As I picked my way once again through the throngs at the Jerusalem bus station, done at last with the day’s lecture, I began finally to see the many faces of the Jerusalem protesters that day and they were all indistinguishable. All wore the “Iphigenia look”: the smug expression of people existing in seamless complicity with their own myths and (especially the younger faces) all drunk on glory, mad as Euripides described all Greece as driven mad (IA 412), intent on their own beautiful deaths by sacrifice, high as only heroes can be high, as they watched themselves perform their high souled epic actions on Jerusalem’s tragic stage.

Later, as I rode home, it seemed to me that I had seen too many Iphigenias in Jerusalem that day.
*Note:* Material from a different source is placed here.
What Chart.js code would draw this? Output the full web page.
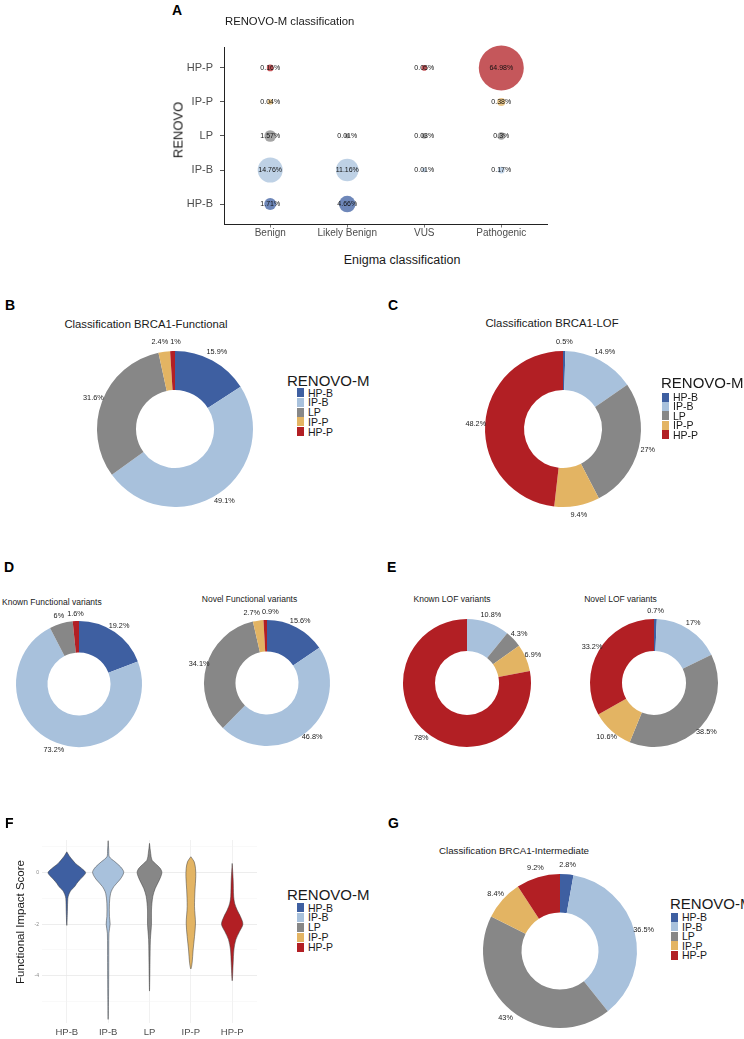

That was some twenty years ago. Today as I walk through Jerusalem, I see the daughters of those would-be Iphigenias from the ‘90s, together with their Palestinian sisters, all too ready to sacrifice themselves on the altar of their own and their people’s destruction. And again, I think back to R. Yohanan ben Zakk’ai who chose life with compromise over the extreme of martyrdom and who is quoted as saying: “If the children tell you come let us build the Temple, do not listen to them and if the old folks say come let us destroy the Temple listen to them. For the building of children is destruction and the destruction of elders is building.” (Avot de Rabbi Natan B 31.5–6).

Note: An earlier version of this essay was published in Hebrew in Nekuda, No. 180 (September 1994): 50–53.

Molly Levine is a professor of Classics at Howard University. She previously taught Classics at Bar-Ilan University in Israel for many years. Her research focuses on Roman Poetry, cultural diffusion and constructions, gender criticism, and the interface between early Christianity and rabbinic Judaism.